[sf-lug] Hardware hack for laptop - Raspberry Pi in the optical slot.

Rick Moen rick at linuxmafia.com
Tue Sep 22 19:59:34 PDT 2020


Quoting Bobbie Sellers (bliss-sf4ever at dslextreme.com):

> Hi LUGers,
> 
> I asked sometime back one of our knowledgeable members about
> this sort of thing and was told it was impossible.
> 
> <https://www.tomshardware.com/news/raspberry-pi-zero-replaces-broken-laptop-optical-drive>

I very much doubt that anyone claimed _this_ sort of thing is
impossible.  It appears the problem is that you probably didn't
properly understand what Oliver Child, the experimenter, did.

> The laptop now runs on the Raspberry Pi.

No, it very much does not.

Oliver's RPI Zero W merely lives inside the hollow space normally
occupied by the Lenovo ThinkPad T420's modular, slide-in optical drive
(which got broken).  The _only_ connection between the RPI Zero W and
the computer that houses it is power-feed pins from a SATA cable, thus
supplying +5VDC and ground cables that he soldered to the connection
pads for power connection on the back of the Pi.

There is no other wired connection of any kind between the two
computers.  In particular, the only way to have a network connection
between them is courtesy of the RPi having a wireless network chip.
Towards that end, Oliver connected a small LED display to the RPi so the
RPi can display its DHCP-assigned IP address, there, for the user to see
by peering over at it, shining out through the bezel on the side of the
optical drive bay.

Armed with that IP address, the user can then connect to the RPi over
wireless TCP/IP, e.g., for a VNC connection.  The user can of course do
this from the Lenovo, _or_ from any other machine able to reach the
RPi's wireless network.  (In theory, Oliver could have extended an
ethernet connection out of the size bezel, instead, but didn't.)

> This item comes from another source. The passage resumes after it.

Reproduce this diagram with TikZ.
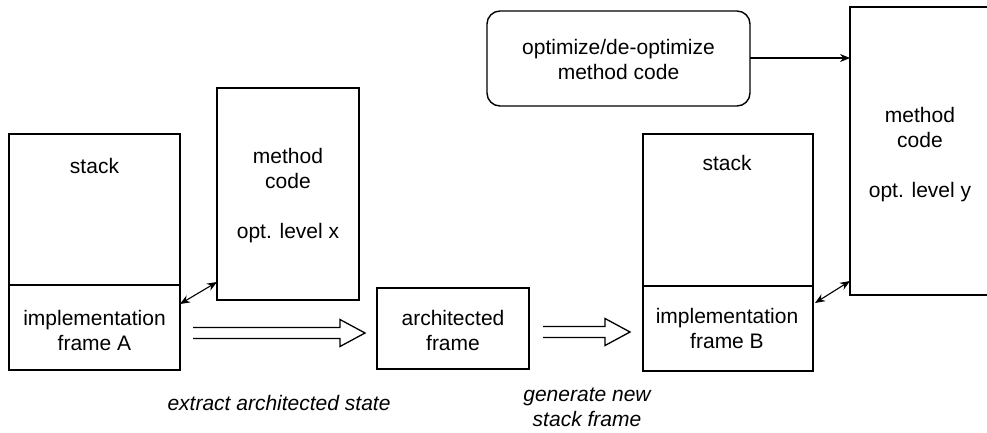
\documentclass[tikz,border=0pt]{standalone}
\usepackage{fontspec}
\setmainfont{Liberation Sans}
\usetikzlibrary{arrows.meta,calc}
\tikzset{
  box/.style={draw, line width=1.4pt, inner sep=0pt, outer sep=0pt},
  lbl/.style={inner sep=0pt, align=center, font=\fontsize{21}{25}\selectfont},
  ilbl/.style={lbl, font=\fontsize{21}{25}\selectfont\itshape},
  dbl/.style={{Stealth[length=10pt,width=8pt]}-{Stealth[length=10pt,width=8pt]}, line width=1.1pt},
  sarrow/.style={-{Stealth[length=10pt,width=8pt]}, line width=1.1pt},
  hollow/.style={line width=1.3pt, line join=miter}
}
\begin{document}
\begin{tikzpicture}[x=1pt,y=-1pt]
\clip (0,0) rectangle (987,432);
\fill[white] (0,0) rectangle (987,432);

% left stack A
\node[box, minimum width=171pt, minimum height=151pt] (stackA) at (94.5,209.5) {};
\node[box, minimum width=171pt, minimum height=85pt] (implA) at (94.5,327.5) {};
\node[lbl] (stackAt) at (94.5,166) {stack};
\node[lbl] (implAt) at (94.5,330.5) {implementation\\frame A};

% method code A
\node[box, minimum width=142pt, minimum height=212pt] (mcA) at (288,194) {};
\node[lbl] (mcAt) at (288,195.5) {method\\code\\[25pt]opt. level x};

% architected frame
\node[box, minimum width=152pt, minimum height=81pt] (arch) at (453,328.5) {};
\node[lbl] (archt) at (453,330) {architected\\frame};

% right stack B
\node[box, minimum width=170pt, minimum height=152pt] (stackB) at (728,210) {};
\node[box, minimum width=170pt, minimum height=85pt] (implB) at (728,328.5) {};
\node[lbl] (stackBt) at (727,163) {stack};
\node[lbl] (implBt) at (727,328.5) {implementation\\frame B};

% method code B
\node[box, minimum width=140pt, minimum height=288pt] (mcB) at (920,151) {};
\node[lbl] (mcBt) at (920,155) {method\\code\\[25pt]opt. level y};

% optimize box
\node[box, rounded corners=13pt, minimum width=263pt, minimum height=95pt] (opt) at (618.5,58.5) {};
\node[lbl] (optt) at (618.5,59.5) {optimize/de-optimize\\method code};

% arrows
\draw[sarrow] (opt.east |- 0,58) -- (mcB.west |- 0,58);
\draw[dbl] ($(implA.north east)+(0,19)$) -- ($(mcA.south west)+(0,-18)$);
\draw[dbl] ($(implB.north east)+(2,17)$) -- ($(mcB.south west)+(0,-14)$);

% hollow arrows
\coordinate (h1) at ($(implA.east)+(13,5.5)$);
\draw[hollow] ($(h1)+(0,-5.5)$) -- ++(147,0) -- ++(0,-8) -- ($(arch.west)+(-12,4.5)$) -- ($(h1)+(147,13.5)$) -- ++(0,-8) -- ($(h1)+(0,5.5)$);
\coordinate (h2) at ($(arch.east)+(14,3.5)$);
\draw[hollow] ($(h2)+(0,-5.5)$) -- ++(62,0) -- ++(0,-8) -- ($(implB.west)+(-13,3.5)$) -- ($(h2)+(62,13.5)$) -- ++(0,-8) -- ($(h2)+(0,5.5)$);

% captions
\node[ilbl] (cap1) at (279,403) {extract architected state};
\node[ilbl] (cap2) at (587,407.5) {generate new\\stack frame};
\end{tikzpicture}
\end{document}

So, it's a nice little way to give a tiny RPi computer a home and power
it off a laptop's power supply -- but it's nothing like the laptop
"running on the Raspberry Pi".

> But it takes a 3D printer to produce the board that makes mounting the
> RP in the optical drive slot possible.

Well, I don't know about _that_.  Oliver found that the most expedient
way to make a plastic carrier with the same size and shape as the
optical drive tray -- by 3D-printer extruding one.  However, obviously
any other approach that gives the user a widget the right size and shape
to slide into the optical drive tray would serve fine -- including maybe
detaching the optical drive from its tray and using the latter.